Why a design-build crew matters on a Newport Beach lot
When a project is drawn by one company and built by another, the seams between them are where coastal builds go wrong. A plan that looks elegant on paper can collide with a tight peninsula setback, an alley-access limit, a harbor height envelope, or a coastal-permit condition that the design never accounted for, and suddenly nobody owns the fix. A design-build crew closes those seams. The same team that walks your lot, studies the survey, draws the plan, and quotes the price is the team that pours the foundation, frames the walls, and sets the cabinetry.
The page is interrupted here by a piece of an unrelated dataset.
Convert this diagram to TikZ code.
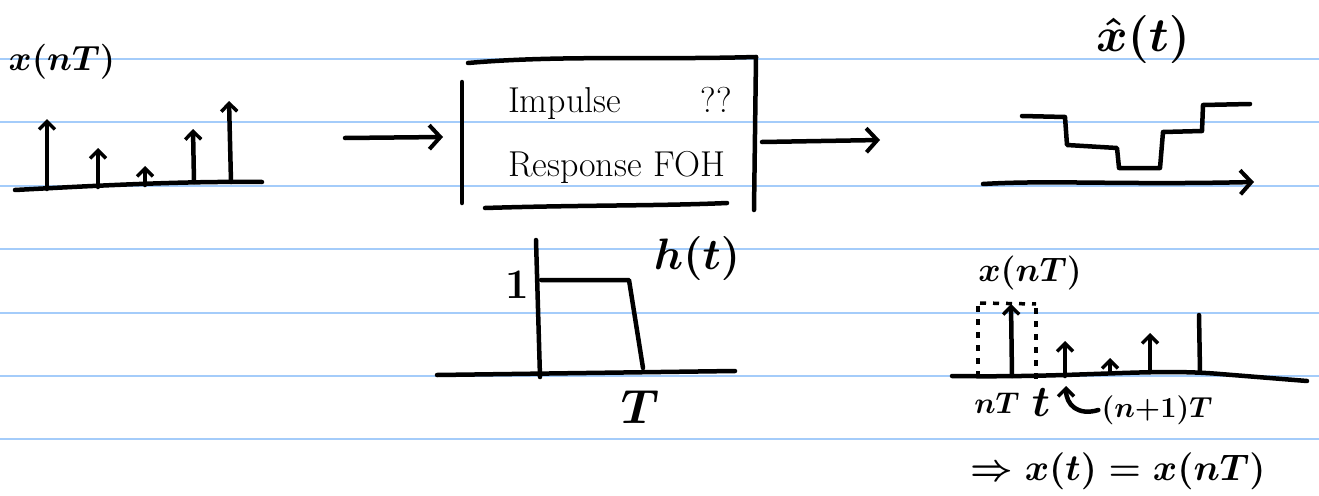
\documentclass[tikz,border=0pt]{standalone}
\usetikzlibrary{arrows.meta}
\definecolor{ruleblue}{RGB}{164,204,250}
\tikzset{
  ink/.style={line width=4.5pt, line cap=round, line join=round, black},
  paperline/.style={line width=2pt, ruleblue},
  bigbarb/.style={-{Straight Barb[length=11pt,width=24pt,line width=4pt]}},
  stembarb/.style={-{Straight Barb[length=8pt,width=16pt,line width=3.5pt]}},
  dotline/.style={line width=3.5pt, dash pattern=on 6pt off 7pt, line cap=butt, black},
  hand/.style={inner sep=0pt, font=\fontsize{36}{64}\selectfont},
  lbl/.style={inner sep=0pt, font=\boldmath\huge, scale=#1/20.74},
  lbl/.default=40,
}
\begin{document}
\begin{tikzpicture}[x=1pt, y=-1pt]
  \useasboundingbox (0,0) rectangle (1319,495);
  \fill[white] (0,0) rectangle (1319,495);

  % ruled paper
  \foreach \y in {59,122,186,249,313,376,439}
    \draw[paperline] (0,\y) -- (1319,\y);

  % --- sampled input x(nT) ---
  \node[lbl=35] (xnT) at (62,62) {$x(nT)$};
  \coordinate (a0) at (15,190);
  \coordinate (a1) at (262,182);
  \draw[ink] (a0) .. controls (90,186) and (180,181) .. (a1);
  \draw[ink, stembarb] (47,189) -- (47,119);
  \draw[ink, stembarb] (98,187) -- (98,148);
  \draw[ink, stembarb] (145,185) -- (145,166);
  \draw[ink, stembarb] (194,182) -- (193,129);
  \draw[ink, stembarb] (231,182) -- (229,101);

  % --- hold system block ---
  \node[hand, align=left, text width=224pt] (sys) at (620,135)
    {Impulse\hfill??\\\mbox{Response FOH}};
  \coordinate (bl1) at (462,82);
  \coordinate (bl2) at (462,203);
  \draw[ink] (bl1) -- (bl2);
  \draw[ink] (468,63) .. controls (560,55) and (650,60) .. (756,57);
  \draw[ink] (756,57) -- (754,210);
  \draw[ink] (485,208) .. controls (580,205) and (660,206) .. (727,203);

  % connectors in and out of the block
  \coordinate (inStart) at (345,138);
  \coordinate (inEnd) at (443,137);
  \draw[ink, bigbarb] (inStart) -- (inEnd);
  \coordinate (outStart) at (762,142);
  \coordinate (outEnd) at (880,140);
  \draw[ink, bigbarb] (outStart) -- (outEnd);

  % --- reconstructed output \hat{x}(t) ---
  \node[lbl=48] (xhat) at (1143,40) {$\hat{x}(t)$};
  \draw[ink] (1022,116) -- (1065,117) -- (1067,145) -- (1117,148)
     -- (1119,168) -- (1160,168) -- (1163,132) -- (1202,131)
     -- (1203,105) -- (1250,104);
  \coordinate (o0) at (983,184);
  \coordinate (o1) at (1254,182);
  \draw[ink, bigbarb] (o0) .. controls (1050,180) and (1120,185) .. (o1);

  % --- impulse response h(t) ---
  \coordinate (h0) at (437,375);
  \coordinate (h1) at (735,371);
  \draw[ink] (h0) -- (h1);
  \draw[ink] (536,240) -- (540,377);
  \draw[ink] (541,280) -- (629,280) -- (643,368);
  \node[lbl=42] (one) at (517,285) {$1$};
  \node[lbl=44] (hlbl) at (697,258) {$h(t)$};
  \node[lbl=48] (Tlbl) at (640,407) {$T$};

  % --- hold illustration ---
  \node[lbl=34] (xnT2) at (1030,273) {$x(nT)$};
  \coordinate (b0) at (952,376);
  \coordinate (b1) at (1307,381);
  \draw[ink] (b0) .. controls (1080,378) and (1150,368) .. (1220,374) -- (b1);
  \draw[dotline] (978,306) -- (978,378);
  \draw[dotline] (980,303) -- (1036,304);
  \draw[dotline] (1036,308) -- (1036,386);
  \draw[ink, stembarb] (1012,376) -- (1011,304);
  \draw[ink, stembarb] (1065,376) -- (1065,341);
  \draw[ink, stembarb] (1110,371) -- (1110,358);
  \draw[ink, stembarb] (1150,372) -- (1150,333);
  \draw[ink] (1200,372) -- (1199,315);
  \node[lbl=30] (nT) at (997,403) {$nT$};
  \node[lbl=44] (tlbl) at (1041,403) {$t$};
  \node[lbl=29] (n1T) at (1157,410) {$(n{+}1)T$};
  \draw[ink, stembarb] ([xshift=-3pt]n1T.west) .. controls (1078,416) and (1066,405) .. (1066,386);
  \node[lbl=37] (hold) at (1118,471) {$\Rightarrow x(t) = x(nT)$};
\end{tikzpicture}
\end{document}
That continuity matters most in Newport Beach, where the lots are small, the rules near the water are strict, and the margin for a design that cannot actually be built is almost zero. On Balboa Island a few inches of setback can decide whether a unit fits at all. On the peninsula the alley and the parking math shape the whole plan. In the bluff neighborhoods the height and the views drive design review. We design with the real constraints of your parcel in mind from the first sketch, so the plan we hand you is one we already know we can build.
It also means the choices that drive cost and livability get made together. The layout, the structure, the systems, the finishes, and the way a new unit ties into the existing home all influence one another. Designing and building them as one project, rather than handing each phase to a different sub, is how the finished unit reads as a real part of a coastal property instead of a set of separately bid parts.